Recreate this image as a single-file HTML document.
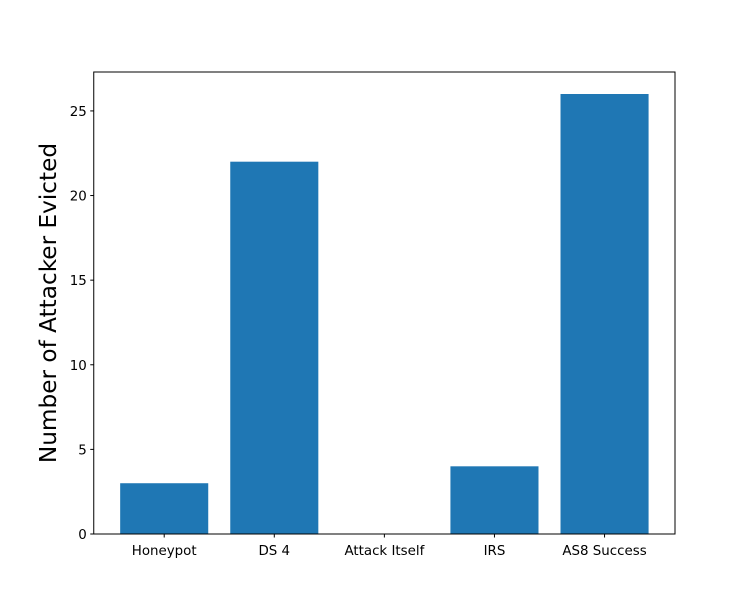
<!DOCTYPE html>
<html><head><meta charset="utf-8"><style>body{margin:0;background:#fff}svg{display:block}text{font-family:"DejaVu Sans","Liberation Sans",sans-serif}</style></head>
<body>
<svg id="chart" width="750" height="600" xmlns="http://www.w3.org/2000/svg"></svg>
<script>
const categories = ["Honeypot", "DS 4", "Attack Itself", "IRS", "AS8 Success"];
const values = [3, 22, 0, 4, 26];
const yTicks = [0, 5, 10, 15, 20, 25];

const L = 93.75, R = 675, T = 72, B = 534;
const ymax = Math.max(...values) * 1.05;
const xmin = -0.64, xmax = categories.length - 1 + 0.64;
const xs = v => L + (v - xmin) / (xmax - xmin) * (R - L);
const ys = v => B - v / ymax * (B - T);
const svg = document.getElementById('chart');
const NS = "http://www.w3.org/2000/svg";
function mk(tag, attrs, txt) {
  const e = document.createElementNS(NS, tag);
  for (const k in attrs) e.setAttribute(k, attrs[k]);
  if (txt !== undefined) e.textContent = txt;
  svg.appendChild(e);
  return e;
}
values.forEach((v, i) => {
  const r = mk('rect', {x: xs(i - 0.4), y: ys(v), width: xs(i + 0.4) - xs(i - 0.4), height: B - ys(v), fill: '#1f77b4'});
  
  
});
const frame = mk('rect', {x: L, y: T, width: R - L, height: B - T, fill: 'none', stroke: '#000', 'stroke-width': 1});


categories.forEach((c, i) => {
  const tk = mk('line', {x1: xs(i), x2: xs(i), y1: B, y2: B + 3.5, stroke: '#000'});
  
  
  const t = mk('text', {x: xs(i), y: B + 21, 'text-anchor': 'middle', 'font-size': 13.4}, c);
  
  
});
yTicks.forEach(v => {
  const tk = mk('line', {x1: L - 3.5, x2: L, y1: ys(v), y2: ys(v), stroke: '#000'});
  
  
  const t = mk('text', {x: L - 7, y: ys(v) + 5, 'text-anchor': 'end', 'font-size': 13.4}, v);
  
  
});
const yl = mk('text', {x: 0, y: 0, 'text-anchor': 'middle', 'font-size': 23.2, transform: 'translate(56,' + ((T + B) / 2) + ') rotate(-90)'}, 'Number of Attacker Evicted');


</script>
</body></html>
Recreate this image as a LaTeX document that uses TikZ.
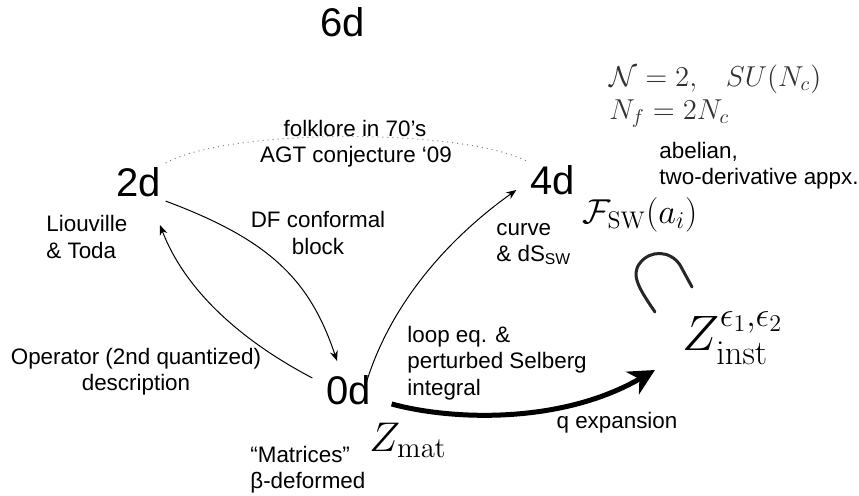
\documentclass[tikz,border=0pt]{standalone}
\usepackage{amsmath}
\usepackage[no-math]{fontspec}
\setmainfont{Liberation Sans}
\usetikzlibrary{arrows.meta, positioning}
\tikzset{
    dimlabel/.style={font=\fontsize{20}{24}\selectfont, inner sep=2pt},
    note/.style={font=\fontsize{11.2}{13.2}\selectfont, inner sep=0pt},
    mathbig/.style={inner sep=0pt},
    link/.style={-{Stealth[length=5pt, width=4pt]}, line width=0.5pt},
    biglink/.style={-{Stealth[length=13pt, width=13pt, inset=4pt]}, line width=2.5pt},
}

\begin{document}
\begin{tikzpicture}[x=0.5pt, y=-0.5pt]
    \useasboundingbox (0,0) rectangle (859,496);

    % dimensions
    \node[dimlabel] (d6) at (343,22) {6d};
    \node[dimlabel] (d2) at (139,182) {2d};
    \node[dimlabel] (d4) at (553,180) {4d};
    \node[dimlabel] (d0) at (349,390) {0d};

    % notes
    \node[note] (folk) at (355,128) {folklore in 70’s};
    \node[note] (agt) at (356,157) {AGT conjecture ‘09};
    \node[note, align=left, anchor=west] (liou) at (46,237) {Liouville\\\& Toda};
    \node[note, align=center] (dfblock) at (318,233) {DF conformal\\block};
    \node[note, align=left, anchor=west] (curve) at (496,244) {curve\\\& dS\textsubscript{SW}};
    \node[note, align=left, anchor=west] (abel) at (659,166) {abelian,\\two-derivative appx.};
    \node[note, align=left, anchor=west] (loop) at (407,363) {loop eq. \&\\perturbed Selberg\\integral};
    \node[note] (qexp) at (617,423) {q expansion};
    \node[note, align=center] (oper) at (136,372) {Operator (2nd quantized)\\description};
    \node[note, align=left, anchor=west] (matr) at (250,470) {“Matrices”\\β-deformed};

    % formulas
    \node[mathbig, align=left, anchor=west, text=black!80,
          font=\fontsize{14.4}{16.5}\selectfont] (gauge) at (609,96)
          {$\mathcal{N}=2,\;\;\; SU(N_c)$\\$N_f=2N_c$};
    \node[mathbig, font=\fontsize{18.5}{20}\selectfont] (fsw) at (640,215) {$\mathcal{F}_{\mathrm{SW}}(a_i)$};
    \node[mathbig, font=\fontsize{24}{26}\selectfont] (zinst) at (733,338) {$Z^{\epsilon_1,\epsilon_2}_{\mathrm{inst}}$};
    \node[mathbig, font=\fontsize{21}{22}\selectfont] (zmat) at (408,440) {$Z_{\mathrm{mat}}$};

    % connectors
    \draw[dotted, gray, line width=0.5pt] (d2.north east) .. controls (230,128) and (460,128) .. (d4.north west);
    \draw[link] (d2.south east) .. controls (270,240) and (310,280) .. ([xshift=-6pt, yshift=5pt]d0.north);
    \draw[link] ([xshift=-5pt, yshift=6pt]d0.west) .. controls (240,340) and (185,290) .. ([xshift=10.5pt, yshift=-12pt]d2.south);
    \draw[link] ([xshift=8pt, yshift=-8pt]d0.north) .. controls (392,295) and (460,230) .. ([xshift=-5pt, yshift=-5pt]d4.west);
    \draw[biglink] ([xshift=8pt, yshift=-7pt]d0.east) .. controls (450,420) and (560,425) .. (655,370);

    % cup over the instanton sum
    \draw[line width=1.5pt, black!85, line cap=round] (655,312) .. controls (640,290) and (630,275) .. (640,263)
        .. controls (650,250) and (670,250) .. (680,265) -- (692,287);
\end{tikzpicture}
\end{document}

...

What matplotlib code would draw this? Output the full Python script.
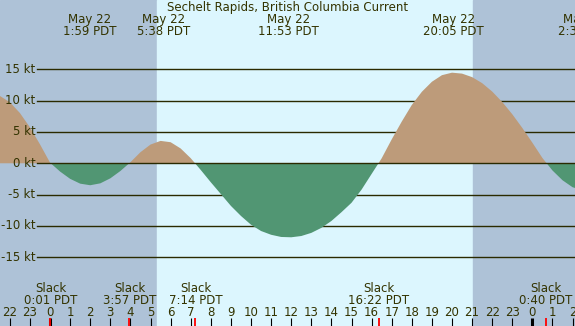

DO THIS:
Exactly the lines from the one with "Recreate this image as a single-file" through the one with "const yTicks = [0, 5, 10, 15, 20, 25];" are to be reproduced, and no pictures with them.

TASK ANSWER:
Recreate this image as a single-file HTML document.
<!DOCTYPE html>
<html><head><meta charset="utf-8"><style>body{margin:0;background:#fff}svg{display:block}text{font-family:"DejaVu Sans","Liberation Sans",sans-serif}</style></head>
<body>
<svg id="chart" width="750" height="600" xmlns="http://www.w3.org/2000/svg"></svg>
<script>
const categories = ["Honeypot", "DS 4", "Attack Itself", "IRS", "AS8 Success"];
const values = [3, 22, 0, 4, 26];
const yTicks = [0, 5, 10, 15, 20, 25];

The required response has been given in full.